Here on Earth, atmospheric methane is produced mostly by animals and plants, with the amount varying seasonally. Now measurements taken by the Curiosity rover indicate that methane concentrations on Mars also change with the seasons. The observation was first reported last month by Chris Webster of JPL and colleagues, and has already sparked heated discussions in the scientific community as to what might be the cause.
If extraterrestrial astronomers were to view our planet from afar, the presence of methane would likely be considered an indication of life, since it has to be replenished continuously to be detectable. The situation is similar on Mars. A methane molecule there has an average “life expectancy” of less than 400 years before being destroyed by ultraviolet radiation and chemicals in the atmosphere. To persist on Mars, methane is somehow being actively replenished.
Martian methane has been detected by telescopes on Earth, by spacecraft orbiting Mars, and by the Curiosity rover on the Martian surface. So there’s no doubt it exists—even though the concentrations are much smaller than in Earth’s atmosphere.

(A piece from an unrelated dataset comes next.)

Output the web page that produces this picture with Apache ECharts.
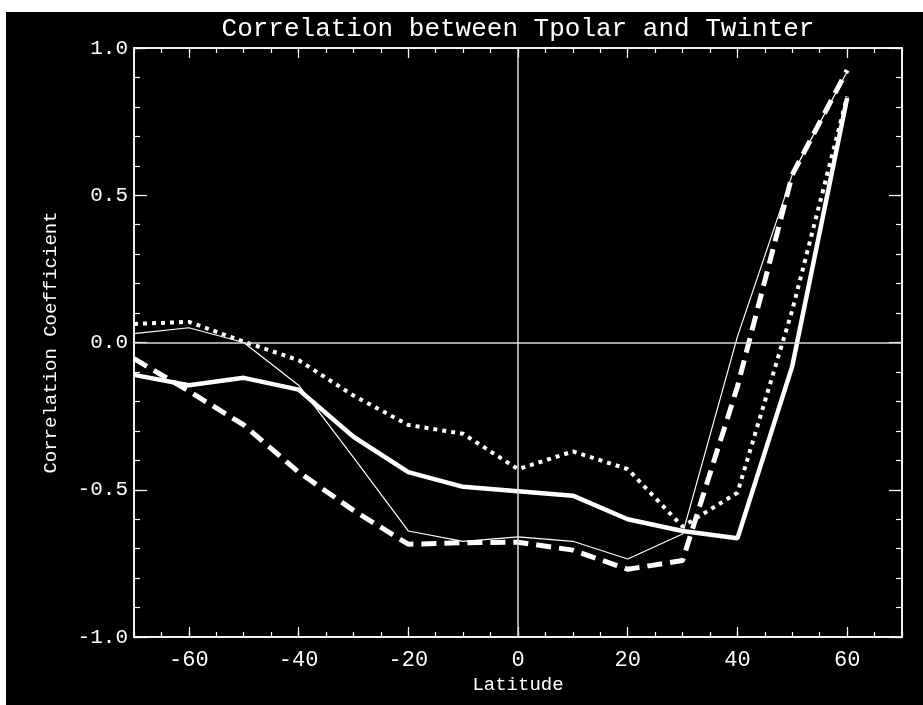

Several explanations have been advanced for these observations. Some scientists think the methane comes from biological sources, either from still living microbes, or as a remnant signature of life processes from the planet’s wetter ancient past. If they’re correct, that would mean life has existed on Mars, and probably still does today, in some environmental niches. But how to prove this, short of a dedicated life-detection mission? A variety of inorganic sources have also been proposed for the methane, but the challenge there is to reach the levels of concentration found in the Martian atmosphere, which translates to thousands of tons.
The new observation of seasonality supports the biological hypotheses. Life on Earth has a distinct seasonal signature, thriving in the warm summer months and going dormant in the winter months, particularly in the colder latitudes. The same should be true for Mars. There are also chemical processes that exhibit seasonal variations, but according to Webster and his colleagues, the observed signal is about three times greater than would be the combined effect of these inorganic processes (such as methane production from ultraviolet degradation of meteoritic material, or sublimation and freezing of carbon dioxide at the poles).
The previous discovery of methane plumes already hinted toward biology, and the seasonality of the methane concentrations observed over the last five years (2.5 Martian years) only strengthens that possibility. However, more evidence is needed. And that we might get with ESA’s ExoMars Trace Gas Orbiter which is expected to begin its study of the Martian atmosphere this spring.